┌────────

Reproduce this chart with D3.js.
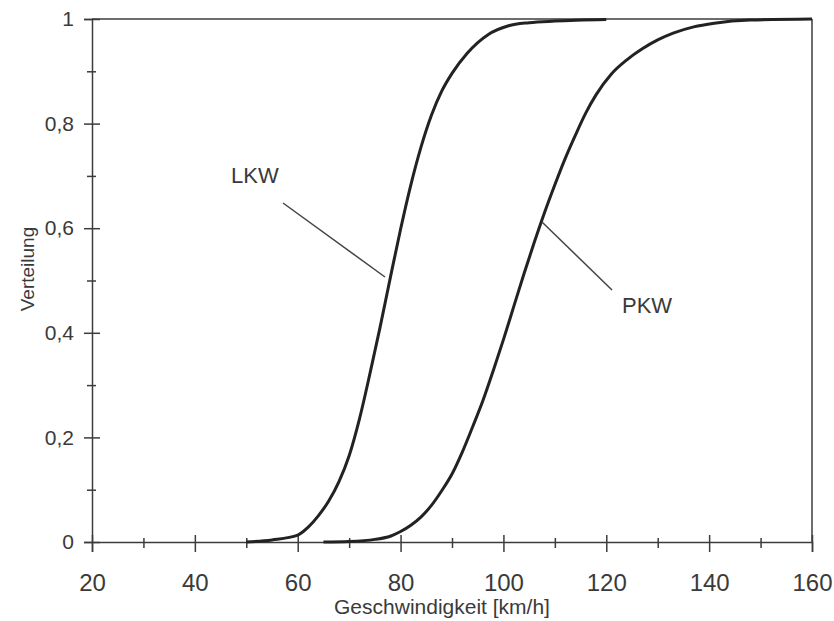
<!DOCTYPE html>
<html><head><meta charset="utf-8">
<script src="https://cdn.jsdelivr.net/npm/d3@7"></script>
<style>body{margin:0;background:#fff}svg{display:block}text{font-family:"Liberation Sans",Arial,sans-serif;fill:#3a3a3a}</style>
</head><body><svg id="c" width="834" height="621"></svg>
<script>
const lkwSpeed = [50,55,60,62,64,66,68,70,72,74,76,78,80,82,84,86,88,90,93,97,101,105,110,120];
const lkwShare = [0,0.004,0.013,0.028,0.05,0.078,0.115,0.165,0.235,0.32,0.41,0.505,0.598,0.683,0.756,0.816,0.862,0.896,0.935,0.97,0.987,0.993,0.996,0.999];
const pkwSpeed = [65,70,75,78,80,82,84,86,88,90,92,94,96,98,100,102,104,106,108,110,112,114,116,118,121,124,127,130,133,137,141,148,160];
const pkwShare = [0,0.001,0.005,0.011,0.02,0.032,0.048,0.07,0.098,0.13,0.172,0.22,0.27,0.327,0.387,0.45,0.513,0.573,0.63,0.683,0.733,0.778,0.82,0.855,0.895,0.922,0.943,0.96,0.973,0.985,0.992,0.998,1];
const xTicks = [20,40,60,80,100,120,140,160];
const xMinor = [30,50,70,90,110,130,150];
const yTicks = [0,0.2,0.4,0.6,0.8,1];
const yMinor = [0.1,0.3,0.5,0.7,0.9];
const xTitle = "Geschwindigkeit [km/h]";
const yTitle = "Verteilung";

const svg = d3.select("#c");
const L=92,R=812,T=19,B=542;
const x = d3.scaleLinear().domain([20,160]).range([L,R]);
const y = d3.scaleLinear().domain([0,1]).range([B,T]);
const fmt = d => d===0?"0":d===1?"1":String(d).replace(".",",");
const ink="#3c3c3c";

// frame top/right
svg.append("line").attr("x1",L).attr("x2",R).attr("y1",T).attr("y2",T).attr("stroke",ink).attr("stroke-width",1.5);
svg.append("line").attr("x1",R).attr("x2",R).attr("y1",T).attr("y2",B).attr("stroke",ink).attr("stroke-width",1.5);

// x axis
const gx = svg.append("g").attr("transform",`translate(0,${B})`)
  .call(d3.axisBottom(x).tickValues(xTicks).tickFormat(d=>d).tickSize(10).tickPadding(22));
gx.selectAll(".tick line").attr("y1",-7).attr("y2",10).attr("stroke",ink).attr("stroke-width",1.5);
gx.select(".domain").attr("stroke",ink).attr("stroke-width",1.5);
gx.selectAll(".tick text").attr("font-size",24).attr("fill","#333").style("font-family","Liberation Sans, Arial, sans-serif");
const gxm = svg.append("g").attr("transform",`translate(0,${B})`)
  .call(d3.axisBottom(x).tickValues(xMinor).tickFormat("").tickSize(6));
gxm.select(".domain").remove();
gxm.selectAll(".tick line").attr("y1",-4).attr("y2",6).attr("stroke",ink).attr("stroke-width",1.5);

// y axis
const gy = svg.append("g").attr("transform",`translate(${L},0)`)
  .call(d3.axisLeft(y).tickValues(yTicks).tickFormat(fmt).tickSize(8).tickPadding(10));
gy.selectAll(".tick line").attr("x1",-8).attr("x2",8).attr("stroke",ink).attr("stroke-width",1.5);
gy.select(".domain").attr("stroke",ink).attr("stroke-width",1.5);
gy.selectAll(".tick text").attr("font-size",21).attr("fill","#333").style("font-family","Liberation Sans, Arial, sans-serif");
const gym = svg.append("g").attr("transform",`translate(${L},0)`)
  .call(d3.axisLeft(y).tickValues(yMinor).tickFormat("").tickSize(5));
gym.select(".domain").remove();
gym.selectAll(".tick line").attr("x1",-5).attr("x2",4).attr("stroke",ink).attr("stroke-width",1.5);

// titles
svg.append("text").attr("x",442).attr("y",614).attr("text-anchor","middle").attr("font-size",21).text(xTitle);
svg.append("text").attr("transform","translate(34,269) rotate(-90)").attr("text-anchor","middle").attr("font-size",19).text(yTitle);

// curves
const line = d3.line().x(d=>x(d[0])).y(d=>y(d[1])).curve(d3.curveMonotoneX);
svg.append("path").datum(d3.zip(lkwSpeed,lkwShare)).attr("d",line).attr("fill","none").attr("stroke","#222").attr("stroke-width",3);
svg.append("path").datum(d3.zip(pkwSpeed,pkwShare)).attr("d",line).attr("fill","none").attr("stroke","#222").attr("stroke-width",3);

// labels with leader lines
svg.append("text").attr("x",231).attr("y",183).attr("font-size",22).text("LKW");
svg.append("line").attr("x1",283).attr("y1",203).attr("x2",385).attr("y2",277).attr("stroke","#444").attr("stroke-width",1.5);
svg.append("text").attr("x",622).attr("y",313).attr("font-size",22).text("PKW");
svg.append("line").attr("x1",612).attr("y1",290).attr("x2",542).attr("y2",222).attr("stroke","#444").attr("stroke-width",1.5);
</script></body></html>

└────────
┌────────

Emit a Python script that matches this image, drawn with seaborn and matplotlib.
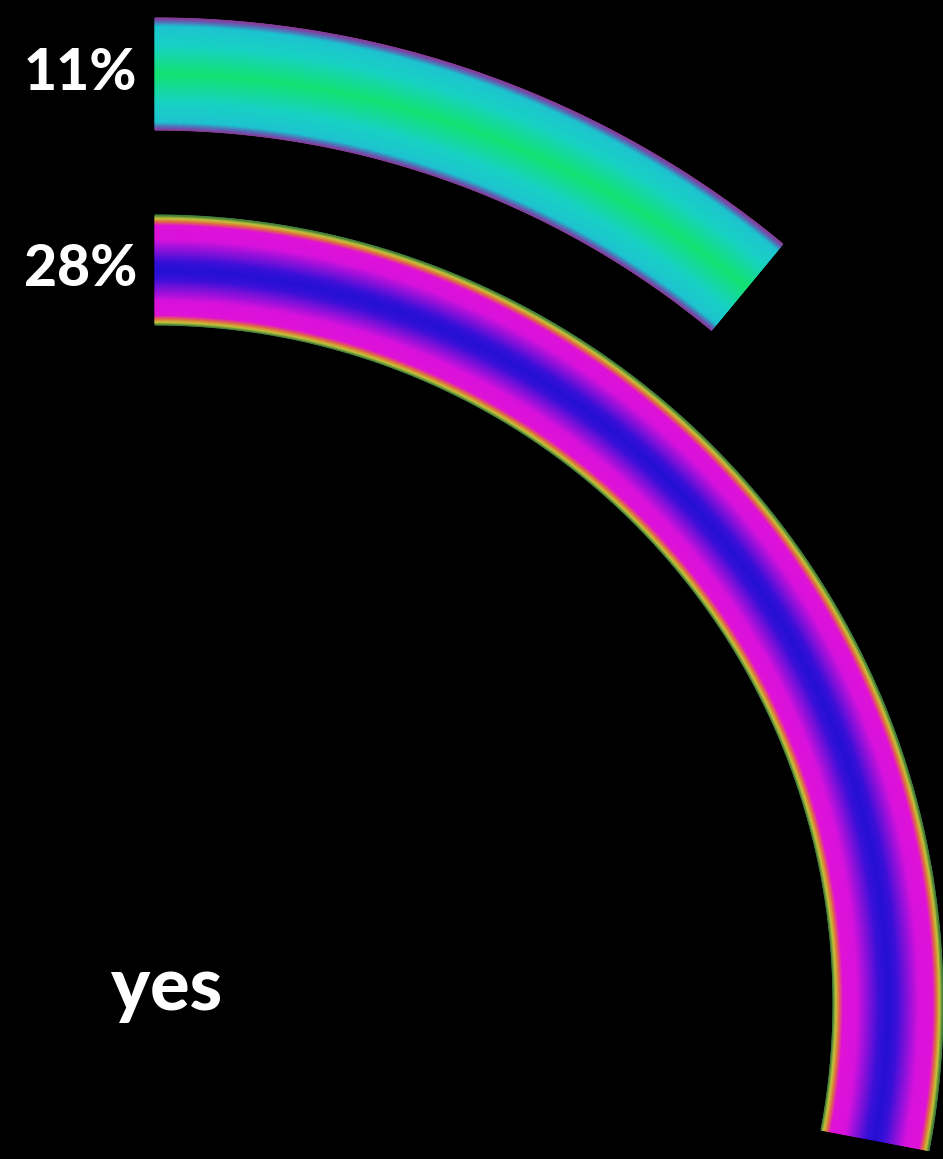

└────────

▸ **What you need to do**
Each line that holds the word "this" should be extracted from the records.

▸ **Finished task**
Reproduce this chart with D3.js.
Emit a Python script that matches this image, drawn with seaborn and matplotlib.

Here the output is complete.